During the Civil War (1861-1865), Union forces suffocated the South with a blockade, dramatically limiting the amount of goods available to the Confederacy—including its access to conventional medicines. With soaring infection rates among wounded soldiers, Confederate Surgeon General Samuel Moore commissioned Francis Porcher, a botanist and surgeon from South Carolina, to compile a book of medicinal plants found in the Southern states. Porcher was asked to include folk remedies used by white Southerners, as well as those used by enslaved Africans and indigenous peoples.

The book, titled “Resources of the Southern Fields and Forests,” was published in 1863. The compendium was amazingly thorough, and included, for example, nearly 40 plant species used to treat gangrene and other infections. Equipped with this book, Moore sketched out a condensed version called “Standard supply table of the indigenous remedies for field service and the sick in general hospitals,” which neatly described the way in which the field guide was used by the South during the latter stages of the Civil War.

This guide likely came in handy. As the war raged on, and as conventional medicines became scarce, disease began to exert a terrible toll on soldiers. The majority of casualties and deaths in the Civil War, as the American Battle Trust points out, were the result of non-combat-related diseases.
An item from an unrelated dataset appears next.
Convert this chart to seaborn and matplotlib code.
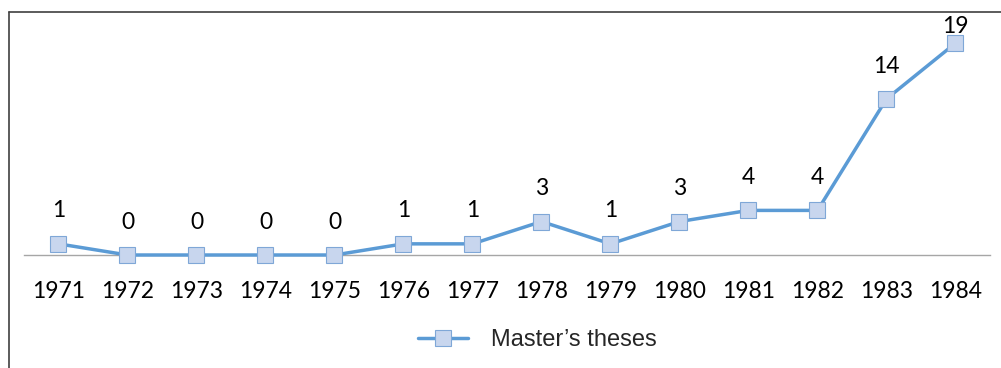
import matplotlib
matplotlib.use("Agg")
import matplotlib.pyplot as plt
from matplotlib.lines import Line2D
import seaborn as sns
import pandas as pd

years = ["1971", "1972", "1973", "1974", "1975", "1976", "1977",
         "1978", "1979", "1980", "1981", "1982", "1983", "1984"]
theses = [1, 0, 0, 0, 0, 1, 1, 3, 1, 3, 4, 4, 14, 19]
series_name = "Master\u2019s theses"

df = pd.DataFrame({"year": years, "count": theses})

sns.set_style("white")
plt.rcParams["font.family"] = ["Lato", "DejaVu Sans"]

line_color = "#5B9BD5"
marker_face = "#C8D6EE"
marker_edge = "#7FA7D7"

fig = plt.figure(figsize=(10.01, 3.68), dpi=100)
ax = fig.add_axes([24 / 1001, 1 - 255 / 368, 966 / 1001, 223 / 368])

sns.lineplot(data=df, x="year", y="count", ax=ax, color=line_color,
             linewidth=2.5, marker="s", markersize=11.5,
             markerfacecolor=marker_face, markeredgecolor=marker_edge,
             markeredgewidth=0.8, sort=False)
for ln in ax.lines:
    ln.set_clip_on(False)

ax.set_xlim(-0.5, len(years) - 0.5)
ax.set_ylim(0, 20)
ax.set_xlabel("")
ax.set_ylabel("")
ax.set_yticks([])
for side in ("top", "right", "left"):
    ax.spines[side].set_visible(False)
ax.spines["bottom"].set_color("#A6A6A6")
ax.spines["bottom"].set_linewidth(1.0)
ax.spines["bottom"].set_zorder(0)
ax.tick_params(axis="x", length=0, pad=19, labelsize=16.5, colors="black")

# Value labels above each point, kept inside the chart frame
label_gap = 2.95
label_ceiling = 20.45
for i, v in enumerate(theses):
    ax.text(i, min(v + label_gap, label_ceiling), str(v), ha="center",
            va="center", fontsize=16.5, color="black", clip_on=False)

# Legend below the plot
handle = Line2D([], [], color=line_color, linewidth=2.5, marker="s",
                markersize=11.5, markerfacecolor=marker_face,
                markeredgecolor=marker_edge, markeredgewidth=0.8)
fig.legend([handle], [series_name], loc="center", bbox_to_anchor=(0.537, 1 - 340 / 368),
           frameon=False, handlelength=2.1, handletextpad=1.0,
           prop={"family": "Liberation Sans", "size": 17})

# Frame around the chart area
fig.add_artist(Line2D([8.5 / 1001, 8.5 / 1001], [0, 1 - 11.5 / 368],
                      transform=fig.transFigure, color="#404040", linewidth=1.2))
fig.add_artist(Line2D([8.5 / 1001, 1], [1 - 11.5 / 368, 1 - 11.5 / 368],
                      transform=fig.transFigure, color="#404040", linewidth=1.2))

fig.savefig("out.png", dpi=100, facecolor="white")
Germ theory was still in its nascent stage of development, yet doctors understood the importance of using antiseptics to stave of infections even if it wasn’t immediately obvious as to why.

To assess the antimicrobial potential of these Civil War-era remedies, Quave and her colleagues selected three specific plant-based medicines to test in the lab, specifically those derived from the white oak and tulip poplar (both trees) and devil’s walking stick (a thorny, woody shrub). All three were used during the war as a topical, or external, rinse for wounds.

Using Porter’s book as their guide, the researchers selected specific extracts from the bark, leaves, galls, and other parts of the plants. These compounds were then tested against three species of drug-resistant bacteria associated with wounds, namely Acinetobacter baumannii, Staphylococcus aureus, and Klebsiella pneumoniae.

“We found that they worked against a number of bacteria that are commonly implicated in [wartime] wounds—including drug-resistant strains,” said Quave. “While some exhibited classic antibiotic activity—such as slowing down the growth or killing the bacteria—others acted by blocking the bacteria’s ability to stick to surfaces (important to wounds) or by blocking bacterial communication responsible for the production of toxins that destroy tissues.”

When asked if doctors would ever want to treat an infection solely with one of these remedies, Quave said it would depend on the context.

“I don’t believe these would be effective as an oral medication to treat a systemic infection, but they could be potentially useful in wound care—perhaps formulated as a wound rinse, hydrogel, or medicated bandage,” she said.

“This new scientific research confirms that folk medicine used in the Civil War actually did fight bacteria and prevent infection,” Joan E. Cashin, a historian at the Ohio State University and author of War Stuff: The Struggle For Human And Environmental Resources In The American Civil War, wrote in an email to Gizmodo. “These staggering results prove yet again that truth—and history—is stranger than fiction,” said Cashin, who wasn’t involved in the new study.

Looking ahead, Quave would like to determine which compounds are responsible for the specific antibacterial activities observed in the study, and to test formulations of the most promising extracts in wounds infected with antibiotic resistant bacteria. Ultimately, Quave would like to see these discoveries translated to actual medicines.

“Perhaps the best implementation will be as a topical antimicrobial medical device—like a hydrogel, wound rinse, or medicated bandage,” she said.